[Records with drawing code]
===

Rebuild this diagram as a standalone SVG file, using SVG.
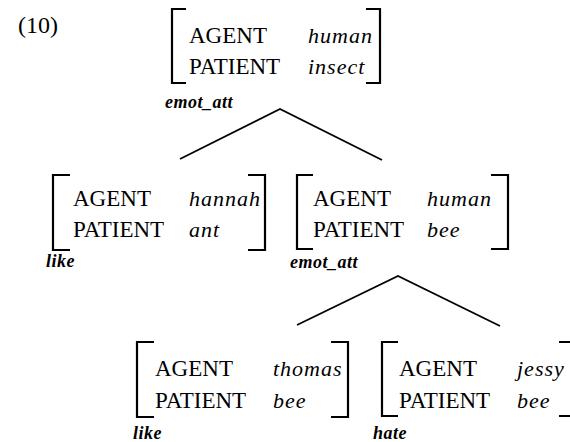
<svg xmlns="http://www.w3.org/2000/svg" width="570" height="442" viewBox="0 0 570 442">
<style>
.k{font-family:"Liberation Serif",serif;font-size:23px;fill:#000}
.n{font-family:"Liberation Serif",serif;font-size:24px;fill:#000}
.v{font-family:"Liberation Serif",serif;font-style:italic;font-size:22px;fill:#000;letter-spacing:1px}
.l{font-family:"Liberation Serif",serif;font-style:italic;font-weight:bold;font-size:18px;fill:#000;letter-spacing:0.5px}
.b{fill:none;stroke:#000;stroke-width:2.2}
.e{fill:none;stroke:#000;stroke-width:1.8}
</style>
<rect width="570" height="442" fill="#fff"/>
<text class="n" x="18" y="33">(10)</text>
<g id="n_top">
<path class="b" d="M186,9 H172 V83 H186 M366,9 H380 V83 H366"/>
<text class="k" x="189" y="43">AGENT</text>
<text class="k" x="189" y="74">PATIENT</text>
<text class="v" x="308" y="43">human</text>
<text class="v" x="308" y="74">insect</text>
<text class="l" x="165" y="108">emot_att</text>
</g>
<g id="n_like1">
<path class="b" d="M70,175 H53 V250 H70 M248,175 H265 V250 H248"/>
<text class="k" x="73" y="206">AGENT</text>
<text class="k" x="73" y="237">PATIENT</text>
<text class="v" x="189" y="206">hannah</text>
<text class="v" x="189" y="237">ant</text>
<text class="l" x="46" y="267">like</text>
</g>
<g id="n_mid">
<path class="b" d="M313,175 H297 V249 H313 M491,175 H508 V249 H491"/>
<text class="k" x="313" y="206">AGENT</text>
<text class="k" x="313" y="237">PATIENT</text>
<text class="v" x="427" y="206">human</text>
<text class="v" x="427" y="237">bee</text>
<text class="l" x="290" y="268">emot_att</text>
</g>
<g id="n_like2">
<path class="b" d="M154,342 H137 V417 H154 M331,342 H348 V417 H331"/>
<text class="k" x="155" y="376">AGENT</text>
<text class="k" x="155" y="408">PATIENT</text>
<text class="v" x="273" y="376">thomas</text>
<text class="v" x="273" y="408">bee</text>
<text class="l" x="133" y="439">like</text>
</g>
<g id="n_hate">
<path class="b" d="M398,342 H382 V416 H398 M559,342 H574 V416 H559"/>
<text class="k" x="399" y="376">AGENT</text>
<text class="k" x="399" y="408">PATIENT</text>
<text class="v" x="517" y="376">jessy</text>
<text class="v" x="517" y="408">bee</text>
<text class="l" x="373" y="439">hate</text>
</g>
<g id="connectors">
<path class="e" d="M180,159 L280,109 L382,160"/>
<path class="e" d="M297,325 L398,276 L500,326"/>
</g>
</svg>
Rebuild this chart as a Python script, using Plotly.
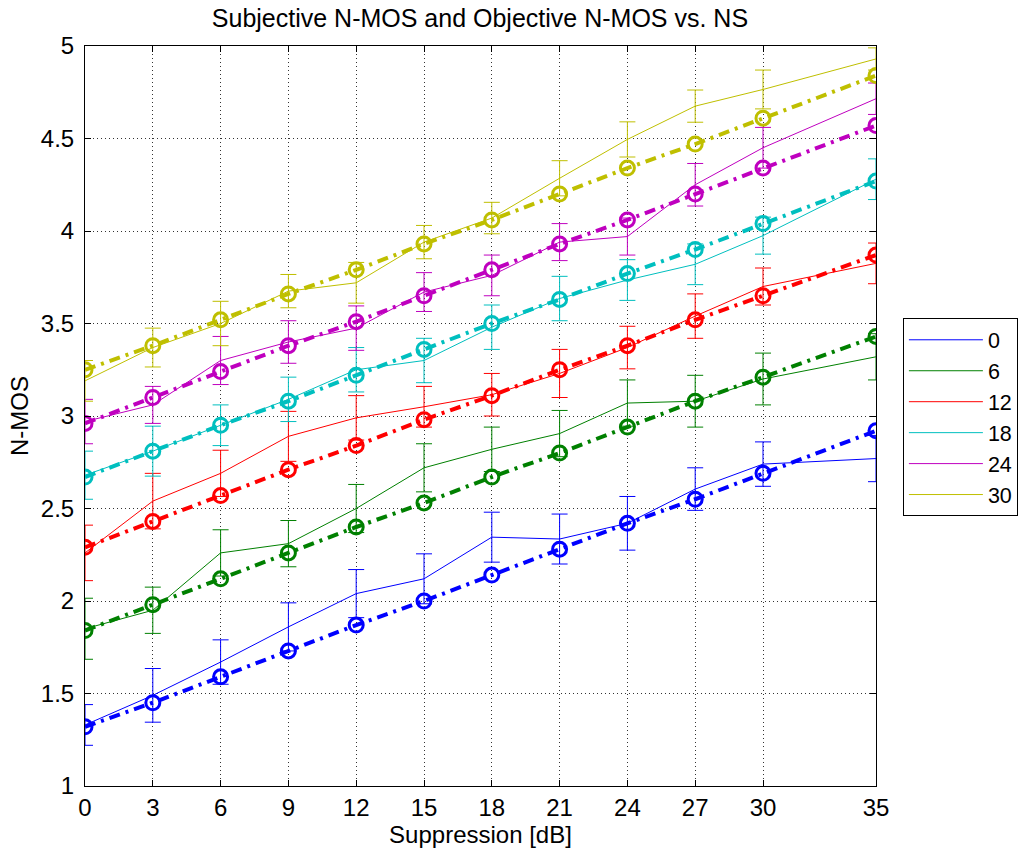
import plotly.graph_objects as go

x_db = [0, 3, 6, 9, 12, 15, 18, 21, 24, 27, 30, 35]
tick_vals = [0, 3, 6, 9, 12, 15, 18, 21, 24, 27, 30, 35]
y_ticks = [1, 1.5, 2, 2.5, 3, 3.5, 4, 4.5, 5]
series_names = ["0", "6", "12", "18", "24", "30"]
colors = ["#0000ff", "#008000", "#ff0000", "#00bfbf", "#bf00bf", "#bfbf00"]

# Subjective N-MOS (thin solid with error bars)
subj_0 = [1.33, 1.49, 1.67, 1.86, 2.04, 2.12, 2.345, 2.335, 2.42, 2.605, 2.74, 2.77]
subj_6 = [1.85, 1.95, 2.26, 2.31, 2.50, 2.72, 2.82, 2.905, 3.07, 3.08, 3.20, 3.32]
subj_12 = [2.26, 2.54, 2.69, 2.89, 2.99, 3.05, 3.115, 3.23, 3.37, 3.54, 3.70, 3.825]
subj_18 = [2.68, 2.81, 2.95, 3.09, 3.25, 3.30, 3.48, 3.635, 3.735, 3.82, 3.975, 4.28]
subj_24 = [2.97, 3.06, 3.30, 3.40, 3.475, 3.67, 3.76, 3.94, 3.97, 4.25, 4.45, 4.715]
subj_30 = [3.19, 3.37, 3.50, 3.675, 3.72, 3.94, 4.07, 4.285, 4.495, 4.675, 4.765, 4.93]

err_0 = [0.11, 0.145, 0.12, 0.13, 0.13, 0.135, 0.135, 0.135, 0.145, 0.115, 0.12, 0.125]
err_6 = [0.165, 0.125, 0.125, 0.125, 0.13, 0.13, 0.12, 0.125, 0.125, 0.14, 0.14, 0.125]
err_12 = [0.15, 0.15, 0.125, 0.135, 0.12, 0.11, 0.115, 0.13, 0.115, 0.12, 0.10, 0.11]
err_18 = [0.13, 0.135, 0.11, 0.12, 0.12, 0.12, 0.12, 0.12, 0.11, 0.11, 0.10, 0.11]
err_24 = [0.12, 0.10, 0.13, 0.115, 0.12, 0.105, 0.11, 0.10, 0.10, 0.115, 0.11, 0.085]
err_30 = [0.11, 0.105, 0.12, 0.09, 0.11, 0.09, 0.085, 0.095, 0.095, 0.087, 0.105, 0.06]

# Objective N-MOS (thick dash-dot with circles)
obj_0 = [1.32, 1.45, 1.59, 1.73, 1.87, 2.00, 2.14, 2.28, 2.42, 2.55, 2.69, 2.92]
obj_6 = [1.84, 1.98, 2.12, 2.26, 2.40, 2.53, 2.67, 2.80, 2.94, 3.08, 3.21, 3.43]
obj_12 = [2.29, 2.43, 2.57, 2.71, 2.84, 2.98, 3.11, 3.25, 3.38, 3.52, 3.65, 3.87]
obj_18 = [2.67, 2.81, 2.95, 3.08, 3.22, 3.36, 3.50, 3.63, 3.77, 3.90, 4.04, 4.27]
obj_24 = [2.96, 3.10, 3.24, 3.38, 3.51, 3.65, 3.79, 3.93, 4.06, 4.20, 4.34, 4.57]
obj_30 = [3.25, 3.38, 3.52, 3.66, 3.79, 3.93, 4.06, 4.20, 4.34, 4.47, 4.61, 4.84]

subj = [subj_0, subj_6, subj_12, subj_18, subj_24, subj_30]
errs = [err_0, err_6, err_12, err_18, err_24, err_30]
objs = [obj_0, obj_6, obj_12, obj_18, obj_24, obj_30]

fig = go.Figure()
for name, c, s, e in zip(series_names, colors, subj, errs):
    fig.add_trace(go.Scatter(
        x=x_db, y=s, name=name, mode="lines",
        line=dict(color=c, width=1),
        error_y=dict(type="data", array=e, visible=True, color=c, thickness=1, width=8),
        showlegend=True,
    ))
for name, c, o in zip(series_names, colors, objs):
    fig.add_trace(go.Scatter(
        x=x_db, y=o, name=name + " obj", mode="lines+markers",
        line=dict(color=c, width=4, dash="11px,6px,3px,6px"),
        marker=dict(symbol="circle-open", size=14, color=c, line=dict(width=3, color=c)),
        showlegend=False,
    ))

font_family = "Liberation Sans, Arial, sans-serif"
fig.update_layout(
    width=1019, height=850,
    margin=dict(l=85, r=143, t=46, b=64, autoexpand=False),
    paper_bgcolor="white", plot_bgcolor="white",
    font=dict(family=font_family, size=24, color="black"),
    title=dict(text="Subjective N-MOS and Objective N-MOS vs. NS", x=0.471, xanchor="center",
               y=0.979, yanchor="middle", font=dict(size=25)),
    legend=dict(x=1.034, y=0.632, xanchor="left", yanchor="top",
                bordercolor="black", borderwidth=1, bgcolor="white",
                font=dict(size=21.5), itemwidth=74, tracegroupgap=0),
    showlegend=True,
)
grid_style = dict(showgrid=True, gridcolor="#333333", griddash="1px,3px", gridwidth=1,
                  showline=True, linecolor="black", linewidth=1, mirror="ticks",
                  ticks="inside", ticklen=6, tickcolor="black", zeroline=False)
fig.update_xaxes(
    range=[0, 35], tickvals=tick_vals, ticktext=[str(t) for t in tick_vals],
    tickfont=dict(size=24),
    title=dict(text="Suppression [dB]", font=dict(size=24), standoff=3),
    **grid_style,
)
fig.update_yaxes(
    range=[1, 5], tickvals=y_ticks, ticktext=[f"{v:g}" for v in y_ticks],
    tickfont=dict(size=24), ticklabelstandoff=5,
    title=dict(text="N-MOS", font=dict(size=24), standoff=5),
    **grid_style,
)
fig.write_html("out.html")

===

Challenge: Exactly as they appear, write out the lines from the one containing "Rebuild this chart" down to the one containing "4.675, 4.765, 4.93]", both included. Pictures are left out.

Completed task:
Rebuild this chart as a Python script, using Plotly.
import plotly.graph_objects as go

x_db = [0, 3, 6, 9, 12, 15, 18, 21, 24, 27, 30, 35]
tick_vals = [0, 3, 6, 9, 12, 15, 18, 21, 24, 27, 30, 35]
y_ticks = [1, 1.5, 2, 2.5, 3, 3.5, 4, 4.5, 5]
series_names = ["0", "6", "12", "18", "24", "30"]
colors = ["#0000ff", "#008000", "#ff0000", "#00bfbf", "#bf00bf", "#bfbf00"]

# Subjective N-MOS (thin solid with error bars)
subj_0 = [1.33, 1.49, 1.67, 1.86, 2.04, 2.12, 2.345, 2.335, 2.42, 2.605, 2.74, 2.77]
subj_6 = [1.85, 1.95, 2.26, 2.31, 2.50, 2.72, 2.82, 2.905, 3.07, 3.08, 3.20, 3.32]
subj_12 = [2.26, 2.54, 2.69, 2.89, 2.99, 3.05, 3.115, 3.23, 3.37, 3.54, 3.70, 3.825]
subj_18 = [2.68, 2.81, 2.95, 3.09, 3.25, 3.30, 3.48, 3.635, 3.735, 3.82, 3.975, 4.28]
subj_24 = [2.97, 3.06, 3.30, 3.40, 3.475, 3.67, 3.76, 3.94, 3.97, 4.25, 4.45, 4.715]
subj_30 = [3.19, 3.37, 3.50, 3.675, 3.72, 3.94, 4.07, 4.285, 4.495, 4.675, 4.765, 4.93]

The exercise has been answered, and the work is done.